Participants receive the essay in advance—it is highly recommended participants read the text beforehand. The reading group has availability for 25 people, with 10 spaces reserved for graduate students of Black Studies, Indigenous Studies, studies of Palestine, or cognate areas. Refreshments will be provided. Presented in partnership with the Ban Righ Centre.
A Curatorial Talk by Katherine McKittrick: Smile, or nourbeSe philip’s revolutionary intention
Date and Time: 4 December 2025, 6:00 pm
Location: Rehearsal Hall, Tett Centre for Creativity and Learning, 370 King St W.
Join us for a curatorial talk with Katherine McKittrick on this exhibition, which centres nourbeSe philip’s moving poem “Meditations on the Declension of Beauty by the Girl with the Flying Cheek-bones“, exploring themes of Black girlhood, Black femininity, and revolutionary aesthetics that challenge colonial narratives and re-code the promises of modernity. The talk will be followed by a conversation moderated by Muna Dahir, with a Q&A to follow.
Katherine McKittrick is Professor of Gender Studies and Canada Research Chair in Black Studies at Queen’s University.
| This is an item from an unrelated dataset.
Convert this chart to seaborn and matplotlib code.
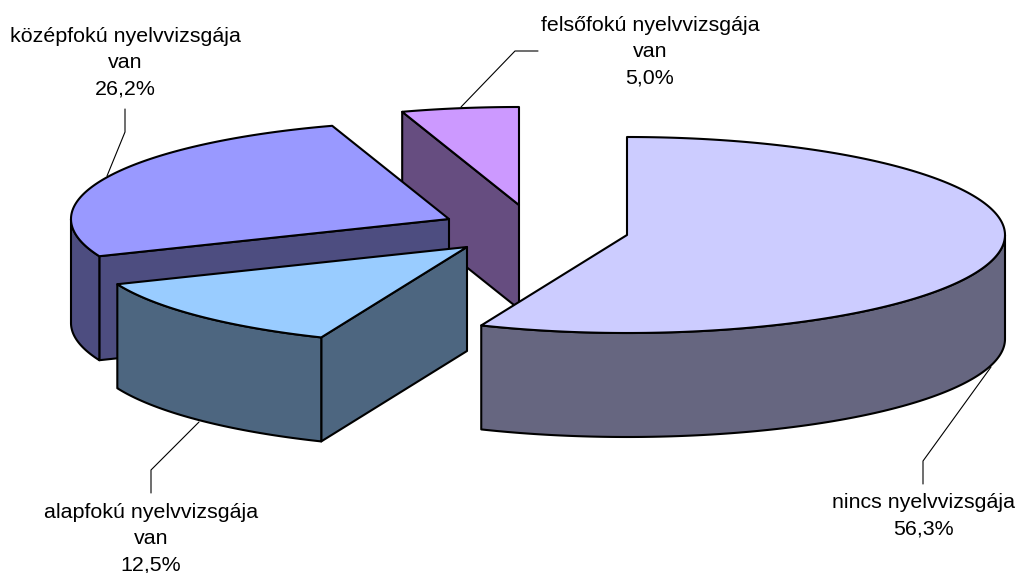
import numpy as np
import matplotlib
matplotlib.use('Agg')
import matplotlib.pyplot as plt
import seaborn as sns

labels = ['nincs nyelvvizsgája', 'alapfokú nyelvvizsgája\nvan',
          'középfokú nyelvvizsgája\nvan', 'felsőfokú nyelvvizsgája\nvan']
values = [56.3, 12.5, 26.2, 5.0]
value_text = ['56,3%', '12,5%', '26,2%', '5,0%']

sns.set_theme(style='white')
plt.rcParams['font.family'] = ['Liberation Sans', 'DejaVu Sans']

top_colors = sns.color_palette(['#CCCCFF', '#99CCFF', '#9999FF', '#CC99FF'])
side_colors = sns.color_palette(['#666680', '#4D6680', '#4D4D80', '#664D80'])

# layout in picture pixels
centers = [(627, 235), (467, 247), (449, 219), (519, 205)]
text_pos = [(923, 516), (151, 538.5), (125, 63), (650, 51.5)]
leaders = [[(991, 367), (923, 461), (923, 484)],
           [(199, 422), (151, 470), (151, 493)],
           [(107, 176), (125, 132), (125, 109)],
           [(461, 107), (515, 51), (538, 51)]]
rx, ry, depth = 378, 98, 104
draw_order = [3, 2, 0, 1]
# which slices show the wall of their first cut
first_cut = [False, True, True, True]

fig, ax = plt.subplots(figsize=(10.17, 5.73), dpi=100)
fig.subplots_adjust(0, 0, 1, 1)
ax.set_xlim(0, 1017)
ax.set_ylim(573, 0)
ax.axis('off')

ends = np.cumsum(values) / sum(values) * 2 * np.pi
starts = np.r_[0, ends[:-1]]


def rim(c, a0, a1):
    t = np.linspace(a0, a1, 200)
    return np.c_[c[0] + rx * np.sin(t), c[1] - ry * np.cos(t)]


def face(pts, color, z):
    ax.fill(pts[:, 0], pts[:, 1], fc=color, ec='black', lw=1.5, joinstyle='round', zorder=z)


z = 1
for i in draw_order:
    c = np.array(centers[i], dtype=float)
    a0, a1 = starts[i], ends[i]
    down = np.array([0, depth])

    if first_cut[i]:
        e = rim(c, a0, a0)[0]
        face(np.array([c, e, e + down, c + down]), side_colors[i], z)
        z += 1

    # outer wall, front half of the ellipse only
    w0, w1 = max(a0, np.pi / 2), min(a1, 3 * np.pi / 2)
    if w1 > w0:
        r = rim(c, w0, w1)
        face(np.vstack([r, (r + down)[::-1]]), side_colors[i], z)
        z += 1

    # top
    face(np.vstack([c, rim(c, a0, a1)]), top_colors[i], z)
    z += 1

for i, lab in enumerate(labels):
    ax.text(text_pos[i][0], text_pos[i][1], lab + '\n' + value_text[i], ha='center', va='center',
            fontsize=15.4, color='black', linespacing=1.47, zorder=z)
    pts = np.array(leaders[i])
    ax.plot(pts[:, 0], pts[:, 1], color='black', lw=0.8, zorder=z)

fig.savefig('out.png', dpi=100)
She authored Dear Science and Other Stories (DUP, 2021), and Demonic Grounds: Black Women and the Cartographies of Struggle (UMP, 2006). She also edited and contributed to Sylvia Wynter: On Being Human as Praxis (DUP, 2015). Recent projects include the limited-edition boxset, Trick Not Telos (2023) and the limited-edition hand-made book, Twenty Dreams (2024).
Muna Dahir is a Ph.D. candidate in Gender Studies at Queen’s University, where she also completed her M.A., and holds a B.A. in Socio-cultural Anthropology from the University of Toronto Scarborough. Grounded in Black studies, feminist studies, and anti-colonial thought, her research traces Black feminist modes of archivism, documentation, narration, reading, and inquiry across Black Atlantic cultures. Through relational methodologies and direct community archival collaboration, she examines how Black women cultural producers have strategically intervened in and extended the historical record, revealing the innovative ways Black feminist thought continues to challenge dominant narratives while creating new circuits of knowledge.
Writing Workshop: A Smile Split by the Stars
Date & Time: 11 December, 12:00–2:00 pm
Location: Rideau Building, 207 Stuart St, Rm 224
As part of continued efforts to contextualize and invigorate A Smile Split by the Stars, an exhibition deeply invested in poetry and its implications for how we understand the world, we present a writing workshop facilitated by poet and Queen’s faculty member Juliane Okot Bitek from Black Studies. Having been part of the exhibition’s collaborative process and a contributing artist, Bitek brings firsthand knowledge of the themes and artistic vision that shaped this groundbreaking show.
Students from all disciplines are welcome. Please bring a pen or pencil and a notebook or paper. Space is limited to 12 participants, and registration is required. Refreshments are provided.
Juliane Okot Bitek writes poetry and fiction. Her first collection, 100 Days, won the 2017 IndieFab Book of the Year Award for poetry and the 2017 Glenna Luschei Prize for African Poetry. Her second collection, A is for Acholi, won the 2023 Dorothy Livesay Poetry Prize. Her most recent collection of poetry, Song & Dread, is published by Talonbooks. Bitek was born in Kenya to Ugandan parents and has lived in Canada for more than three decades. Her short story Going Home received a special mention in the 2004 Commonwealth Short Fiction Prize. We, the Kindling is her first novel.